Some of CMON’s best stuff have been games like this; relatively low key compared to their minis campaigns, but Dogs of War, Modern Art etc are great. And yes, Azul stole Dragon Castle’s thunder because it’s marginally easier to play.
Got my new tracks played.
San Marino was torture with a 1-corner meant we were all hurting immediately, even with 8 heat this race (+1 for the weather, +1 for the event). it’s a twisty course, and we all had an unpleasant time navigating it. We were all scrabbling for position on this one, every single turn, and the tide slowly changed over the second lap until I won. The Zandvoort was a different matter, with two decent straights and some more permissive corners, but the others were all still in teeth-clenched loins-girded bowels-loosened mode for tight corners. I cleaned up again.
If anyone would like my proofs from my printing to get these courses printed themselves, let me know. They’re great.
Did an all-day Gloomhavening, and we got four scenarios played; three wins and a loss. Our new Cragheart is doing quite well, albeit having him occasionally drop a fucking boulder on you, only to receive a lovely poisony heal from our Voidwarden is something I get rightly salty about.

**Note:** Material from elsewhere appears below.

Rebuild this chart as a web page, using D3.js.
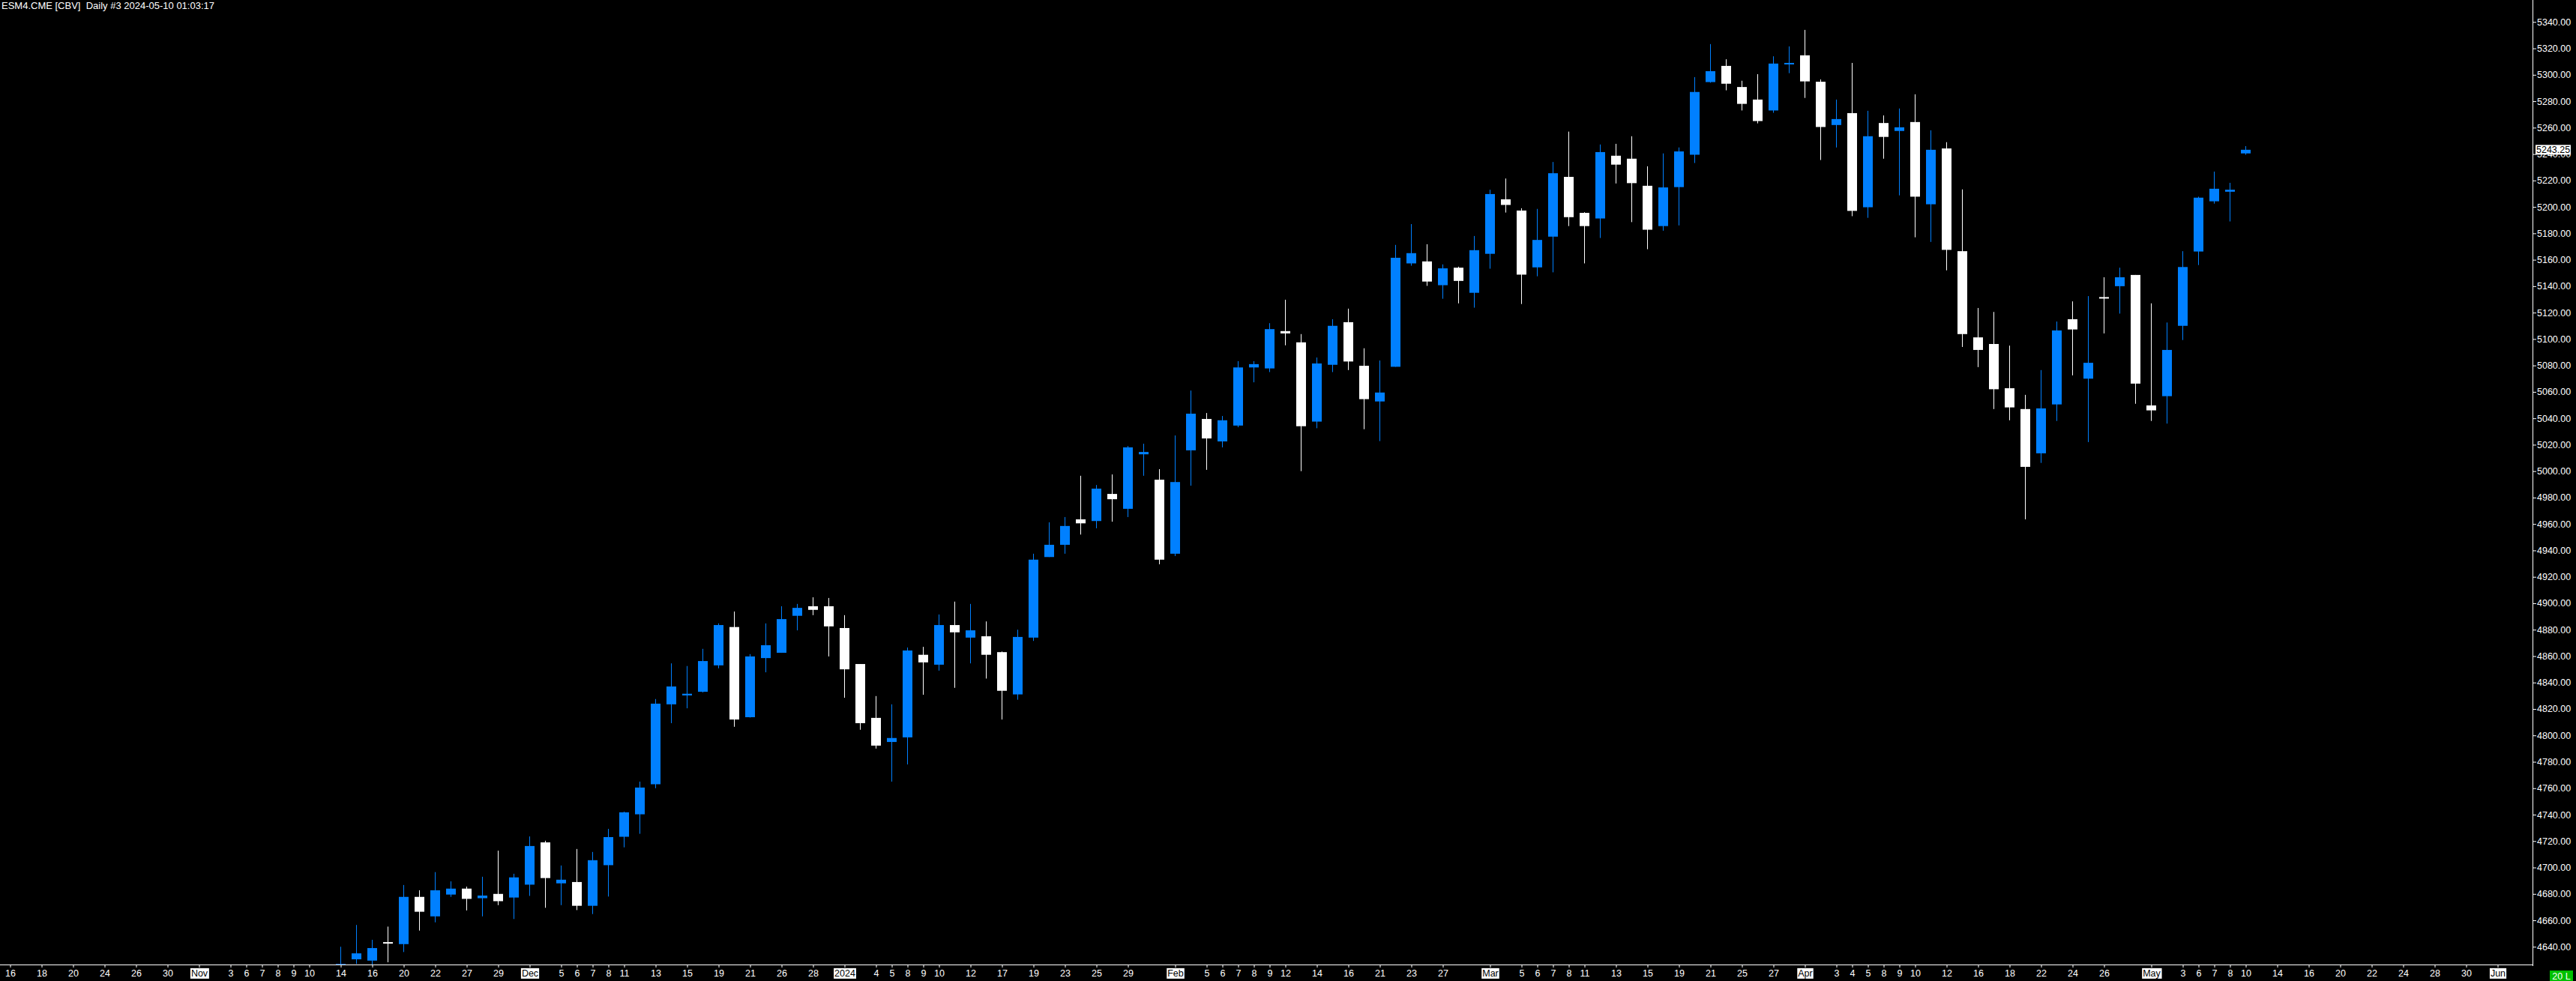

In truth, I’m good at optimising movement and attacks, but I’m still not very good at synergising my own cards and taking advantage of elements (even when I generate them). Delicious level up choices next session though.
So I am hanging out to get my hands on the new Lorcana game - thinking of getting a starter deck for each of the household members and a booster box to create some deck building.
With a family of 5, any suggestions on how to do a TCG without it costing the world?
Thinking everyone gets a primary Color and rights on them?
I don’t know how Lorcana works or how many different factions there are, and I also don’t know how old your household members are, so I’m not sure I can offer much. But the strategy you have, of getting everyone a starter and splitting up a booster box, is a great strategy for most TCGs. In some ways, this replicates “sealed deck” scenarios that some TCGs would use at tournaments, where everyone starts from square one.